About 40 Sports Utility Vehicles has been recovered from a retired former permanent secretary by the government.
Minister of Information and Culture, Lai Mohammed
The Federal Government yesterday said it was compiling an asset
tracing team that will work with reputable international bodies to trace
and recover public assets in private hands, Daily sun reports.
This comes into view after the government recovered about 40 Sports
Utility Vehicles (SUVs) and other vehicles from a retired permanent
secretary.
This was revealed by the Minister of Information and Culture,
Alhaji Lai Mohammed, who stated this in a statement issued in Lagos,
yesterday, said the fight against corruption was actually being guided
by a well-articulated strategy contrary to the misconception in some
quarters.
Mohammed stated that the identity of the retired permanent
secretary will remain hidden for now so as not to jeopadise the level of
investigations.
Mohammed said the Code of Conduct Bureau (CCB) will, from next
year, commence electronic asset declaration to facilitate compliance,
including the search and retrieval of data on the assets of public
officers, as part of its comprehensive anti-corruption strategy.
He noted that government was not just obsessed about prosecution
alone, but was also taking preventive measures to make corruption
unattractive.
Mohammed itemised some milestones of the administration’s
anti-corruption strategy to include the recovery of 40 brand new SUVs
and other vehicles from an unnamed former permanent secretary, who
single-handedly appropriated the vehicles to himself, strict enforcement
of the Treasury Single Account (TSA) and the constant fishing out of
ghost workers in the public service, among others.
“In this regard, government will also escalate the use of
non-conviction-based asset recovery methods to boost revenue and
diminish corruption and the perception that crime pays or criminals can
keep their loot.
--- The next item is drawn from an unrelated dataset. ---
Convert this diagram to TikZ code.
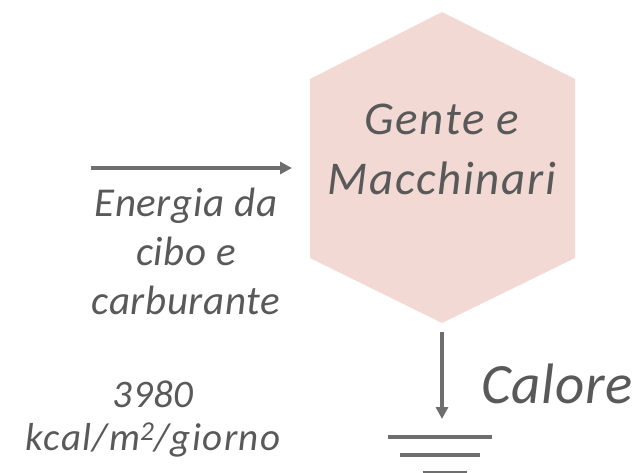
\documentclass[tikz,border=0pt]{standalone}
\usepackage{fontspec}
\setmainfont{Carlito}
\usetikzlibrary{arrows.meta}
\definecolor{hexfill}{HTML}{F2D9D4}
\definecolor{txtgray}{HTML}{595959}
\definecolor{arrgray}{HTML}{6E6E6E}
\tikzset{
  lbl/.style={anchor=base, inner sep=0pt, text=txtgray},
  hexfont/.style={font=\itshape\fontsize{47}{60}\selectfont\addfontfeature{LetterSpace=3.5}},
  enfont/.style={font=\itshape\fontsize{41}{49}\selectfont\addfontfeature{LetterSpace=1.5}},
  valfont/.style={font=\itshape\fontsize{39}{45}\selectfont\addfontfeature{LetterSpace=3.5}},
  numfont/.style={font=\itshape\fontsize{39}{45}\selectfont\addfontfeature{LetterSpace=1}},
  calfont/.style={font=\itshape\fontsize{57}{60}\selectfont\addfontfeature{LetterSpace=1}},
  arr/.style={draw=arrgray, line width=3.2pt, -{Triangle[length=12pt,width=12pt]}},
  gnd/.style={draw=arrgray, line width=4pt},
}
\begin{document}
\begin{tikzpicture}[x=1pt,y=-1pt]
\useasboundingbox (0,0) rectangle (643,473);
% hexagon
\path[fill=hexfill] (442,12) -- (575,79) -- (575,258) -- (442,323) -- (310,258) -- (310,79) -- cycle;
\node[lbl, hexfont] (hex1) at (442,135) {Gente e};
\node[lbl, hexfont] (hex2) at (442,195) {Macchinari};
% input arrow
\coordinate (inS) at (91,168);
\coordinate (inE) at (292,168);
\draw[arr] (inS) -- (inE);
\node[lbl, enfont] (e1) at (186,217) {Energia da};
\node[lbl, enfont] (e2) at (186,266) {cibo e};
\node[lbl, enfont] (e3) at (186,315) {carburante};
\node[lbl, numfont] (v1) at (153,407) {3980};
\node[lbl, valfont] (v2) at (153,450) {kcal/m\textsuperscript{2}/giorno};
% heat output
\coordinate (outS) at (442,332);
\coordinate (outE) at (442,419);
\draw[arr] (outS) -- (outE);
\node[lbl, calfont] (cal) at (557,403) {Calore};
% ground
\coordinate (g1a) at (388,437); \coordinate (g1b) at (492,437);
\coordinate (g2a) at (400,455); \coordinate (g2b) at (480,455);
\coordinate (g3a) at (423,473); \coordinate (g3b) at (467,473);
\draw[gnd] (g1a) -- (g1b);
\draw[gnd] (g2a) -- (g2b);
\draw[gnd] (g3a) -- (g3b);
\end{tikzpicture}
\end{document}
The Federal Government is getting Nigerians in diaspora
and international civil society organisations involved in the campaign
for the return of looted assets,’’ the minister stated.
Other measures already perfected to strengthen the anti-corruption
fight, Mohammed said, were the establishment of the Presidential
Advisory Committee Against Corruption (PACAC), Presidential Committee on
Asset Recovery and the Asset Tracing Committee; the setting up of an
Asset Register as well as the Whistleblower policy.
Besides, he said PACAC was working with relevant Ministries,
Departments and Agencies (MADs), especially the National Bureau of
Statistics (NBS), to improve data collection on corruption indicators
generally.
The minister stated that it was on the recommendation of PACAC that
a centralised management of recovered looted assets was put in place,
through the Central Asset Management Committee under the leadership of
Minister of Finance as legal custodian of government assets.
He emphasised that the move has reduced the opportunity for
re-looting of recovered assets as was prevalent under the previous
regime, explaining that the “EFCC, ICPC and all asset recovery law
enforcement agencies are mandatorily required to furnish the Minister of
Finance with full details of recovered asset whether cash or
otherwise.”
He assured that data reconciliation will soon be completed and the information made available to the public.